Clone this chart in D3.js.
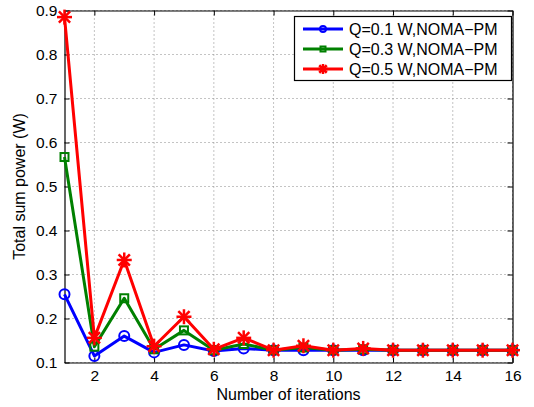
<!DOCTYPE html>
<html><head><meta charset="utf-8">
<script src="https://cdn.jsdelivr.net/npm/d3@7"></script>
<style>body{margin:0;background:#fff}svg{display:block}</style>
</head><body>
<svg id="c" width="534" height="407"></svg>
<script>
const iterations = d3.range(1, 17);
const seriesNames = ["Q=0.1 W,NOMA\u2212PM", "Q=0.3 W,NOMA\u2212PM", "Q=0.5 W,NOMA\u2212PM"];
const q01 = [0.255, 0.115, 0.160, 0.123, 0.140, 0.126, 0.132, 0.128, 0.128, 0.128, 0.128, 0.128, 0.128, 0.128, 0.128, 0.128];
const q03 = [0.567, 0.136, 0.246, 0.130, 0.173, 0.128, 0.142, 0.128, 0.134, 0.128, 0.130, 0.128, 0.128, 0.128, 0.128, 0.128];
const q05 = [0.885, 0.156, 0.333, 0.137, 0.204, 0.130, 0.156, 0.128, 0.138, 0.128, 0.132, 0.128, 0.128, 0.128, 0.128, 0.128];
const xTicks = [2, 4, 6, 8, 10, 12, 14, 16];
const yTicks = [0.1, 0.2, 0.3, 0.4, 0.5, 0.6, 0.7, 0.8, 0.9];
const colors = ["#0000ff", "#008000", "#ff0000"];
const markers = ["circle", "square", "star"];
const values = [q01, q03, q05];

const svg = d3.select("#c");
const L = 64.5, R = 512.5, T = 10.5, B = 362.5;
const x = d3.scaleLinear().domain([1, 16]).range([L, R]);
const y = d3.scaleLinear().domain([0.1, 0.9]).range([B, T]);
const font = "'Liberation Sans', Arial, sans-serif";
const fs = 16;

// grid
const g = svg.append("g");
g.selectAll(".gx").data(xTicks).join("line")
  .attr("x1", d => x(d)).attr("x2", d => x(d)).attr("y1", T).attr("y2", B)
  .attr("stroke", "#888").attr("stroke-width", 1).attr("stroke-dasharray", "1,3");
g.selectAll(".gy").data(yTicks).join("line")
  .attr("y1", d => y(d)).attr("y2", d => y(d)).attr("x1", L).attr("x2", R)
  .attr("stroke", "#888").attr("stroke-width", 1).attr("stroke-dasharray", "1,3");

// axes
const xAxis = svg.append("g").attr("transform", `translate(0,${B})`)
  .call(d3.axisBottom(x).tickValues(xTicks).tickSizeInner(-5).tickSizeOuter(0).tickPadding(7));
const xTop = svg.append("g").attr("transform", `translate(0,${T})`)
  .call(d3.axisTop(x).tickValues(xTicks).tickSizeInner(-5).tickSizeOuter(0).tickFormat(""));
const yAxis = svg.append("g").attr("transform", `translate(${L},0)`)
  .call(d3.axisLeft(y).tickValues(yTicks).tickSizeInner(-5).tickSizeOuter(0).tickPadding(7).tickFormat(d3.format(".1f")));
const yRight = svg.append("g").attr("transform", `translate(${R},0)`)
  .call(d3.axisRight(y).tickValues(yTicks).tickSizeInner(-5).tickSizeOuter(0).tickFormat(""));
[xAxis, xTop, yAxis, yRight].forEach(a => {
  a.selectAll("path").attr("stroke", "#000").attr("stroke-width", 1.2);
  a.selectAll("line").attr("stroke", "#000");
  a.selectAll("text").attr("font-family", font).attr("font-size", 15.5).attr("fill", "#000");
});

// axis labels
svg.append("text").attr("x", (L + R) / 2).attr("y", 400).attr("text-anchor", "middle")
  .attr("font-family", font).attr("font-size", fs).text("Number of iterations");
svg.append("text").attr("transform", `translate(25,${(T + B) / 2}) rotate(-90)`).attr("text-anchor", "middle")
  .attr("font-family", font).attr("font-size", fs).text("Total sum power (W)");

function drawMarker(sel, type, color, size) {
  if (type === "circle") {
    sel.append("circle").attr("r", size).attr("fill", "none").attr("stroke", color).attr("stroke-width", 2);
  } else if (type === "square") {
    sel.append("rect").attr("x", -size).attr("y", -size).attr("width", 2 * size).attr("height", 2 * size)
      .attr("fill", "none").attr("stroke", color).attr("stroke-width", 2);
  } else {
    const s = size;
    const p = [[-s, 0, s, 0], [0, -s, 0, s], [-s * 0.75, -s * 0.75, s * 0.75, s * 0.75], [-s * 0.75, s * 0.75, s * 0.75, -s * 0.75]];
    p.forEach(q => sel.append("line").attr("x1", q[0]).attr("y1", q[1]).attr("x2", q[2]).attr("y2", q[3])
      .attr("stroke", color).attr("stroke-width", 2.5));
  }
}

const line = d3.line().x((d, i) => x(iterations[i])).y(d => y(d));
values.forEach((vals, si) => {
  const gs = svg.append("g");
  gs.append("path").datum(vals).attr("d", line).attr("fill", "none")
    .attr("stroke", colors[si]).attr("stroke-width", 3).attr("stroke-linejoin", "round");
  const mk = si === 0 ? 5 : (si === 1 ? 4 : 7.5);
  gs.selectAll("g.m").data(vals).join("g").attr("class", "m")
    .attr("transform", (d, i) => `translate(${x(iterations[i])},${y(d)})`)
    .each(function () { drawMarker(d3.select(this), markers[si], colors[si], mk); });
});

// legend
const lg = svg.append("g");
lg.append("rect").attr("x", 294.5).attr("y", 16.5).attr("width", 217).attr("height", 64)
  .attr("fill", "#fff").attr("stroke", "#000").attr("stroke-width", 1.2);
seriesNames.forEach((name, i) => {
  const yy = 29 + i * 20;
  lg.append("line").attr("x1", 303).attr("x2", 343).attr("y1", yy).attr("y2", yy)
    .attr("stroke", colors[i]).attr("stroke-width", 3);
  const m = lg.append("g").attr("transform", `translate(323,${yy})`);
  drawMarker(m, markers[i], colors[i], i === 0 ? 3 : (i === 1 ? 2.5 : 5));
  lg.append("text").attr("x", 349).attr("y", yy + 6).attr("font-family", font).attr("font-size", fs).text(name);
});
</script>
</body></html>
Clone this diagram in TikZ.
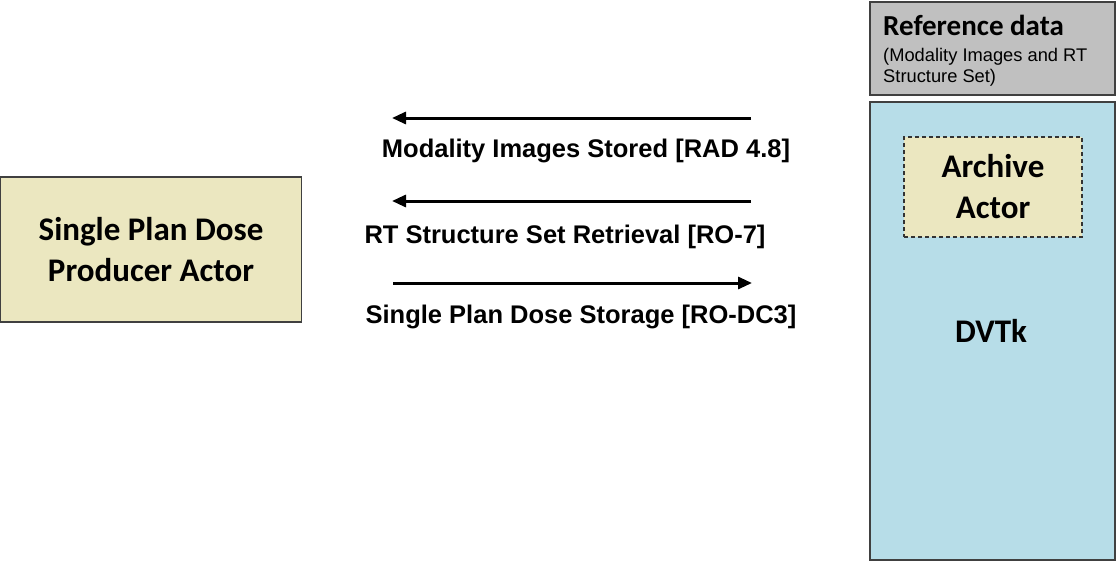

+++

### WORK REQUIRED:
Copy the material above in full and exactly, skipping pictures.

### RESULT:
Clone this chart in D3.js.
<!DOCTYPE html>
<html><head><meta charset="utf-8">
<script src="https://cdn.jsdelivr.net/npm/d3@7"></script>
<style>body{margin:0;background:#fff}svg{display:block}</style>
</head><body>
<svg id="c" width="534" height="407"></svg>
<script>
const iterations = d3.range(1, 17);
const seriesNames = ["Q=0.1 W,NOMA\u2212PM", "Q=0.3 W,NOMA\u2212PM", "Q=0.5 W,NOMA\u2212PM"];
const q01 = [0.255, 0.115, 0.160, 0.123, 0.140, 0.126, 0.132, 0.128, 0.128, 0.128, 0.128, 0.128, 0.128, 0.128, 0.128, 0.128];
const q03 = [0.567, 0.136, 0.246, 0.130, 0.173, 0.128, 0.142, 0.128, 0.134, 0.128, 0.130, 0.128, 0.128, 0.128, 0.128, 0.128];
const q05 = [0.885, 0.156, 0.333, 0.137, 0.204, 0.130, 0.156, 0.128, 0.138, 0.128, 0.132, 0.128, 0.128, 0.128, 0.128, 0.128];
const xTicks = [2, 4, 6, 8, 10, 12, 14, 16];
const yTicks = [0.1, 0.2, 0.3, 0.4, 0.5, 0.6, 0.7, 0.8, 0.9];
const colors = ["#0000ff", "#008000", "#ff0000"];
const markers = ["circle", "square", "star"];
const values = [q01, q03, q05];

const svg = d3.select("#c");
const L = 64.5, R = 512.5, T = 10.5, B = 362.5;
const x = d3.scaleLinear().domain([1, 16]).range([L, R]);
const y = d3.scaleLinear().domain([0.1, 0.9]).range([B, T]);
const font = "'Liberation Sans', Arial, sans-serif";
const fs = 16;

// grid
const g = svg.append("g");
g.selectAll(".gx").data(xTicks).join("line")
  .attr("x1", d => x(d)).attr("x2", d => x(d)).attr("y1", T).attr("y2", B)
  .attr("stroke", "#888").attr("stroke-width", 1).attr("stroke-dasharray", "1,3");
g.selectAll(".gy").data(yTicks).join("line")
  .attr("y1", d => y(d)).attr("y2", d => y(d)).attr("x1", L).attr("x2", R)
  .attr("stroke", "#888").attr("stroke-width", 1).attr("stroke-dasharray", "1,3");

// axes
const xAxis = svg.append("g").attr("transform", `translate(0,${B})`)
  .call(d3.axisBottom(x).tickValues(xTicks).tickSizeInner(-5).tickSizeOuter(0).tickPadding(7));
const xTop = svg.append("g").attr("transform", `translate(0,${T})`)
  .call(d3.axisTop(x).tickValues(xTicks).tickSizeInner(-5).tickSizeOuter(0).tickFormat(""));
const yAxis = svg.append("g").attr("transform", `translate(${L},0)`)
  .call(d3.axisLeft(y).tickValues(yTicks).tickSizeInner(-5).tickSizeOuter(0).tickPadding(7).tickFormat(d3.format(".1f")));
const yRight = svg.append("g").attr("transform", `translate(${R},0)`)
  .call(d3.axisRight(y).tickValues(yTicks).tickSizeInner(-5).tickSizeOuter(0).tickFormat(""));
[xAxis, xTop, yAxis, yRight].forEach(a => {
  a.selectAll("path").attr("stroke", "#000").attr("stroke-width", 1.2);
  a.selectAll("line").attr("stroke", "#000");
  a.selectAll("text").attr("font-family", font).attr("font-size", 15.5).attr("fill", "#000");
});

// axis labels
svg.append("text").attr("x", (L + R) / 2).attr("y", 400).attr("text-anchor", "middle")
  .attr("font-family", font).attr("font-size", fs).text("Number of iterations");
svg.append("text").attr("transform", `translate(25,${(T + B) / 2}) rotate(-90)`).attr("text-anchor", "middle")
  .attr("font-family", font).attr("font-size", fs).text("Total sum power (W)");

function drawMarker(sel, type, color, size) {
  if (type === "circle") {
    sel.append("circle").attr("r", size).attr("fill", "none").attr("stroke", color).attr("stroke-width", 2);
  } else if (type === "square") {
    sel.append("rect").attr("x", -size).attr("y", -size).attr("width", 2 * size).attr("height", 2 * size)
      .attr("fill", "none").attr("stroke", color).attr("stroke-width", 2);
  } else {
    const s = size;
    const p = [[-s, 0, s, 0], [0, -s, 0, s], [-s * 0.75, -s * 0.75, s * 0.75, s * 0.75], [-s * 0.75, s * 0.75, s * 0.75, -s * 0.75]];
    p.forEach(q => sel.append("line").attr("x1", q[0]).attr("y1", q[1]).attr("x2", q[2]).attr("y2", q[3])
      .attr("stroke", color).attr("stroke-width", 2.5));
  }
}

const line = d3.line().x((d, i) => x(iterations[i])).y(d => y(d));
values.forEach((vals, si) => {
  const gs = svg.append("g");
  gs.append("path").datum(vals).attr("d", line).attr("fill", "none")
    .attr("stroke", colors[si]).attr("stroke-width", 3).attr("stroke-linejoin", "round");
  const mk = si === 0 ? 5 : (si === 1 ? 4 : 7.5);
  gs.selectAll("g.m").data(vals).join("g").attr("class", "m")
    .attr("transform", (d, i) => `translate(${x(iterations[i])},${y(d)})`)
    .each(function () { drawMarker(d3.select(this), markers[si], colors[si], mk); });
});

// legend
const lg = svg.append("g");
lg.append("rect").attr("x", 294.5).attr("y", 16.5).attr("width", 217).attr("height", 64)
  .attr("fill", "#fff").attr("stroke", "#000").attr("stroke-width", 1.2);
seriesNames.forEach((name, i) => {
  const yy = 29 + i * 20;
  lg.append("line").attr("x1", 303).attr("x2", 343).attr("y1", yy).attr("y2", yy)
    .attr("stroke", colors[i]).attr("stroke-width", 3);
  const m = lg.append("g").attr("transform", `translate(323,${yy})`);
  drawMarker(m, markers[i], colors[i], i === 0 ? 3 : (i === 1 ? 2.5 : 5));
  lg.append("text").attr("x", 349).attr("y", yy + 6).attr("font-family", font).attr("font-size", fs).text(name);
});
</script>
</body></html>
Clone this diagram in TikZ.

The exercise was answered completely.